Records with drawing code

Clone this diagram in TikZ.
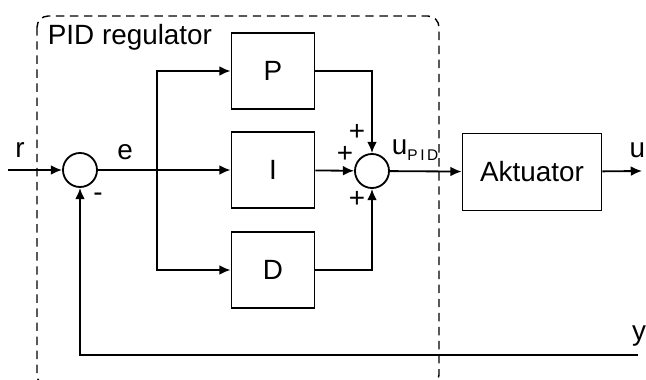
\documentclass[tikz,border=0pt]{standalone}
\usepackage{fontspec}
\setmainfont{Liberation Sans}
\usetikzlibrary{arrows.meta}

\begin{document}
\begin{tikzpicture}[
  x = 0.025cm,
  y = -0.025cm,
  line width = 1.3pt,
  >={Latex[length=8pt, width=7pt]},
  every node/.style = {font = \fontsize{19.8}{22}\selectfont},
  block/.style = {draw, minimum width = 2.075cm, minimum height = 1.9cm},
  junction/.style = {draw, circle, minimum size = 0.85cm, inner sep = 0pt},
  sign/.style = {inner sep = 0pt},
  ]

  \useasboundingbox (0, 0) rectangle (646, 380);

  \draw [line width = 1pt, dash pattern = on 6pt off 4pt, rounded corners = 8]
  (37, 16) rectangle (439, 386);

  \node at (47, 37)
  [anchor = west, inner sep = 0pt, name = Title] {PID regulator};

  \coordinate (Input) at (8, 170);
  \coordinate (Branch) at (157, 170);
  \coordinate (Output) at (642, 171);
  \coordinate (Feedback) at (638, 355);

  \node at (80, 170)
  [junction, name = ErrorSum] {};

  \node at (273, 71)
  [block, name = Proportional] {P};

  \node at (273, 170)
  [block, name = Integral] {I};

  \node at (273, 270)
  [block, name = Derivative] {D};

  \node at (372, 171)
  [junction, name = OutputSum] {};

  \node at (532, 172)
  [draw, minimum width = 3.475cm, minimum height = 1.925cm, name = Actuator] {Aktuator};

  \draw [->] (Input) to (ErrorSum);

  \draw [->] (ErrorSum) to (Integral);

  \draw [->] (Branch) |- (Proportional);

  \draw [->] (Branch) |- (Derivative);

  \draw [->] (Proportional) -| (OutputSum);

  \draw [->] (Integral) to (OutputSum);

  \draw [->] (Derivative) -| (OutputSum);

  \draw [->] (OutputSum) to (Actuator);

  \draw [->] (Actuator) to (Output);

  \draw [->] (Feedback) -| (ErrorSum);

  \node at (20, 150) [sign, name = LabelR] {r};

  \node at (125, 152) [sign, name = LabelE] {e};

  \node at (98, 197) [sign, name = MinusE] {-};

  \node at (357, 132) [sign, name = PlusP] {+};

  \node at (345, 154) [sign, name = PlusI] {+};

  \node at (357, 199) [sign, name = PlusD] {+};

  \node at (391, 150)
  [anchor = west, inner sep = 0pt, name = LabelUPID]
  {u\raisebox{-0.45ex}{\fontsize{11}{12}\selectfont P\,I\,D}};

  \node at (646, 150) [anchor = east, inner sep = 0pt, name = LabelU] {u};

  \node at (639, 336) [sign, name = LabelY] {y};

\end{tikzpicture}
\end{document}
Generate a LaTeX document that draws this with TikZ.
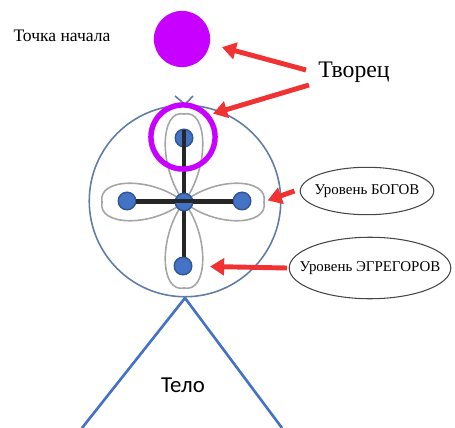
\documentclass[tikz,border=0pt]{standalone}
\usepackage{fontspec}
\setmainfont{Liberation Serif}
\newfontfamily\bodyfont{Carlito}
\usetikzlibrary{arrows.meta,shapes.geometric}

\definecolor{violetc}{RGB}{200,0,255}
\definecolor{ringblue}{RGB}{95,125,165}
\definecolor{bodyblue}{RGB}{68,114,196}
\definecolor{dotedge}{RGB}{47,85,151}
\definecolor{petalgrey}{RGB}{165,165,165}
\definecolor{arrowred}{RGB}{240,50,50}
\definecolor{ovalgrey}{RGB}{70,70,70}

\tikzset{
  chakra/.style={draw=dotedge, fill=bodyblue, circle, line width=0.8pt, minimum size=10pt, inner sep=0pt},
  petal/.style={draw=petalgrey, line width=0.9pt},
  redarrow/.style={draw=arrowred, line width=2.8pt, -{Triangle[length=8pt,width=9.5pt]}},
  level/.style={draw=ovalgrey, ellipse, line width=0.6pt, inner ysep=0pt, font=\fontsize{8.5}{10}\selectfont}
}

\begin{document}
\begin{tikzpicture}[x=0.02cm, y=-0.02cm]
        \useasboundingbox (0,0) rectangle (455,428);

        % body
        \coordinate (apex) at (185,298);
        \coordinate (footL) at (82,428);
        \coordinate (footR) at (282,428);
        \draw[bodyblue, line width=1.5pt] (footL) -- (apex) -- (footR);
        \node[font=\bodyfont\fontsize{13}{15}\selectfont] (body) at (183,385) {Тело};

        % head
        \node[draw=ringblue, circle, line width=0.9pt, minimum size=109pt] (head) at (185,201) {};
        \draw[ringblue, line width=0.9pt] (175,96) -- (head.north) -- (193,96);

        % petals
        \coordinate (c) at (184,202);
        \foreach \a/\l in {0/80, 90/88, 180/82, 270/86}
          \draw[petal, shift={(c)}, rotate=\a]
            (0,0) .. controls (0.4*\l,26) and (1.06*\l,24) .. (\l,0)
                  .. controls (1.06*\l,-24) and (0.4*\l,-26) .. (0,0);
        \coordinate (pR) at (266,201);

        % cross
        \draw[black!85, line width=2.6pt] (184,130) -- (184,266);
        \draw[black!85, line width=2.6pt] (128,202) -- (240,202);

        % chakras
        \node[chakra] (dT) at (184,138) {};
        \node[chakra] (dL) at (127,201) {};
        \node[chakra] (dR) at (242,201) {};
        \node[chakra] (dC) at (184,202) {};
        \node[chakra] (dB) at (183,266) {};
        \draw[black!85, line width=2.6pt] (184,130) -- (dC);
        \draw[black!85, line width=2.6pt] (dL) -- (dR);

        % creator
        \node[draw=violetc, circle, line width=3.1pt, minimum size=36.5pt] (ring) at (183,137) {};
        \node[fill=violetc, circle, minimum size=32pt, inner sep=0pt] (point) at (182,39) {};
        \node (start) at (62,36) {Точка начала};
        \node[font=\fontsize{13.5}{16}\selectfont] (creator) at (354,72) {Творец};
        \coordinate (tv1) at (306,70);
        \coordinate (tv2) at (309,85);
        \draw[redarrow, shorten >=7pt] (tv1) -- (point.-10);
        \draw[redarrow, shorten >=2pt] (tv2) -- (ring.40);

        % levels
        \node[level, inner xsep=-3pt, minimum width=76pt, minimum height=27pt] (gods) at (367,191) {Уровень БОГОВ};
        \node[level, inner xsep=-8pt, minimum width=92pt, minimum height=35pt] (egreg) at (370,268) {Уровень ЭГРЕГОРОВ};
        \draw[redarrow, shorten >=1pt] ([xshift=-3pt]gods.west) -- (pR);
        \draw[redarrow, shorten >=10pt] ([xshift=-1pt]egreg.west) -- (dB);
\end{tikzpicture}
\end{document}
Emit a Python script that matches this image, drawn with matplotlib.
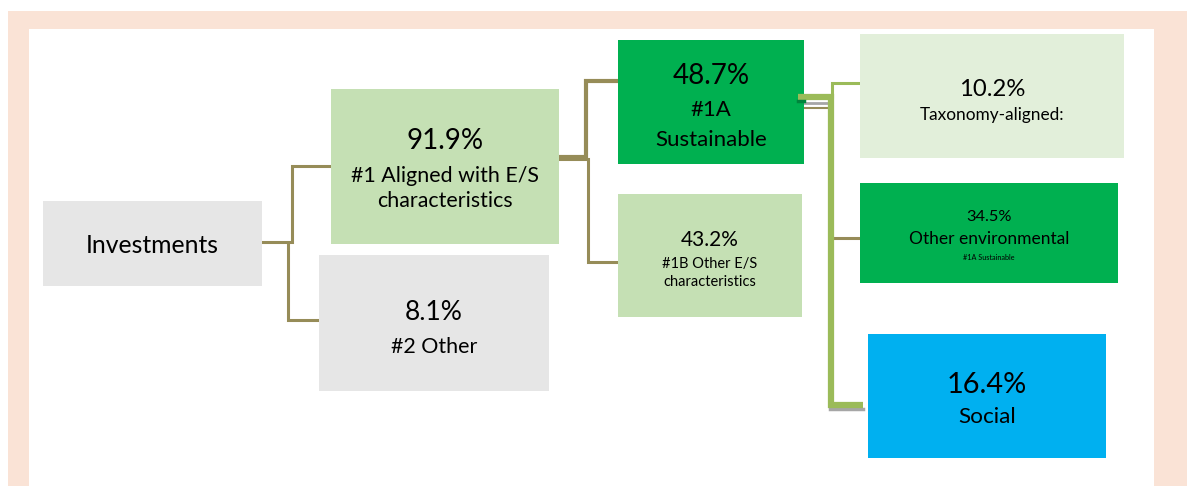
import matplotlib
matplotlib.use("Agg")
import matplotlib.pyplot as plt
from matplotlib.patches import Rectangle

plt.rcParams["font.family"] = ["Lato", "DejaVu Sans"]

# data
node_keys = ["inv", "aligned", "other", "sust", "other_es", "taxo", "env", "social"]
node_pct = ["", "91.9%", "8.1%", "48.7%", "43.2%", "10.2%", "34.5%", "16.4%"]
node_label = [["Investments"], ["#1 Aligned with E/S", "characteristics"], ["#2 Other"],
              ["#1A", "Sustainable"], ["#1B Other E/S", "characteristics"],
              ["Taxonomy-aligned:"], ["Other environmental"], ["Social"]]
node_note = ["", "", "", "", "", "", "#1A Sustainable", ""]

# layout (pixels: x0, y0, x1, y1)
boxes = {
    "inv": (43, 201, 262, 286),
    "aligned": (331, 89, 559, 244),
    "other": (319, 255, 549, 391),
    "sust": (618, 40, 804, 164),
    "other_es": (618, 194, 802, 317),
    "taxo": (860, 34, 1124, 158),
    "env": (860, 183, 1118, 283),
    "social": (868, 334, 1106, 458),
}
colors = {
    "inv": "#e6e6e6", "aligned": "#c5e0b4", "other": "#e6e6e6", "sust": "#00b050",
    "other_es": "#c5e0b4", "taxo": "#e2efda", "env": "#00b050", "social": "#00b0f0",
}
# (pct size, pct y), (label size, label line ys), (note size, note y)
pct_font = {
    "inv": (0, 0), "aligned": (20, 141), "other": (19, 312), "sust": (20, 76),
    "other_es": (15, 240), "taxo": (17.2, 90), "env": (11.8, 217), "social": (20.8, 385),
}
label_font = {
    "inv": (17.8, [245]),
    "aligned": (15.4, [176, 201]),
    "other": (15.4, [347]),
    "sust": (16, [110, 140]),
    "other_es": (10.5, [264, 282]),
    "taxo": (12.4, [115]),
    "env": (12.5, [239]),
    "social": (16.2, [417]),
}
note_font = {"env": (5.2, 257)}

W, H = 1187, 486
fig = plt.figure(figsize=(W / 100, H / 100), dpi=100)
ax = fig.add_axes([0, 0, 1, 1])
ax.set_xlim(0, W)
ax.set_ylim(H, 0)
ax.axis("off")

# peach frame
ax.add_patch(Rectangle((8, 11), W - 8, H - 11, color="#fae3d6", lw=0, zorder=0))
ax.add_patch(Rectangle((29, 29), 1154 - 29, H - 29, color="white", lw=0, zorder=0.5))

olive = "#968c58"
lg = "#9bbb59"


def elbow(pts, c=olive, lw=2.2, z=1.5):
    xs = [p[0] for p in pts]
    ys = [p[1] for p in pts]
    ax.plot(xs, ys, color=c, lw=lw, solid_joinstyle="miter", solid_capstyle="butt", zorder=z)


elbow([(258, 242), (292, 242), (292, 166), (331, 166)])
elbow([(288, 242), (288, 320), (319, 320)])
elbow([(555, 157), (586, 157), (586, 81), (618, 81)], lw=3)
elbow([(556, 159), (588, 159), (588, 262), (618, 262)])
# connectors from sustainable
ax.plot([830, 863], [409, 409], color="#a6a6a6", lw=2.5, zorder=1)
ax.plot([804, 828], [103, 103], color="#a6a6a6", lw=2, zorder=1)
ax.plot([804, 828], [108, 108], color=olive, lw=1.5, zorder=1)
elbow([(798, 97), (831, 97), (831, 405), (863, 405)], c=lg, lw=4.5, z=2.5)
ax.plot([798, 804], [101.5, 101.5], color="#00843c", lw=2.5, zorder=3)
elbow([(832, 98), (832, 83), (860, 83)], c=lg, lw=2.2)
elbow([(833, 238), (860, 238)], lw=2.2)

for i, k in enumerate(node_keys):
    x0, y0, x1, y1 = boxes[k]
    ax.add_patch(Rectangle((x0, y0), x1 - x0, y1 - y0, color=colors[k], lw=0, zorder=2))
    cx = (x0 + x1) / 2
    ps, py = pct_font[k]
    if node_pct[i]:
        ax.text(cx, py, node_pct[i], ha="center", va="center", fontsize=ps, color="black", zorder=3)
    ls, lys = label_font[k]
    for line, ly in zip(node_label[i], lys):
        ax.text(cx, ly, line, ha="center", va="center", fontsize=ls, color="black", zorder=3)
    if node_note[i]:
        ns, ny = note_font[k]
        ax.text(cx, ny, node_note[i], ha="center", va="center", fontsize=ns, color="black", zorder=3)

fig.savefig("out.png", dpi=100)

## WHAT IS ASKED
Reproduce the material above exactly, first line through the line that contains "[draw, minimum width", minus the pictures.

## SOLUTION FOR THIS TASK
Clone this diagram in TikZ.
\documentclass[tikz,border=0pt]{standalone}
\usepackage{fontspec}
\setmainfont{Liberation Sans}
\usetikzlibrary{arrows.meta}

\begin{document}
\begin{tikzpicture}[
  x = 0.025cm,
  y = -0.025cm,
  line width = 1.3pt,
  >={Latex[length=8pt, width=7pt]},
  every node/.style = {font = \fontsize{19.8}{22}\selectfont},
  block/.style = {draw, minimum width = 2.075cm, minimum height = 1.9cm},
  junction/.style = {draw, circle, minimum size = 0.85cm, inner sep = 0pt},
  sign/.style = {inner sep = 0pt},
  ]

  \useasboundingbox (0, 0) rectangle (646, 380);

  \draw [line width = 1pt, dash pattern = on 6pt off 4pt, rounded corners = 8]
  (37, 16) rectangle (439, 386);

  \node at (47, 37)
  [anchor = west, inner sep = 0pt, name = Title] {PID regulator};

  \coordinate (Input) at (8, 170);
  \coordinate (Branch) at (157, 170);
  \coordinate (Output) at (642, 171);
  \coordinate (Feedback) at (638, 355);

  \node at (80, 170)
  [junction, name = ErrorSum] {};

  \node at (273, 71)
  [block, name = Proportional] {P};

  \node at (273, 170)
  [block, name = Integral] {I};

  \node at (273, 270)
  [block, name = Derivative] {D};

  \node at (372, 171)
  [junction, name = OutputSum] {};

  \node at (532, 172)
  [draw, minimum width = 3.475cm, minimum height = 1.925cm, name = Actuator] {Aktuator};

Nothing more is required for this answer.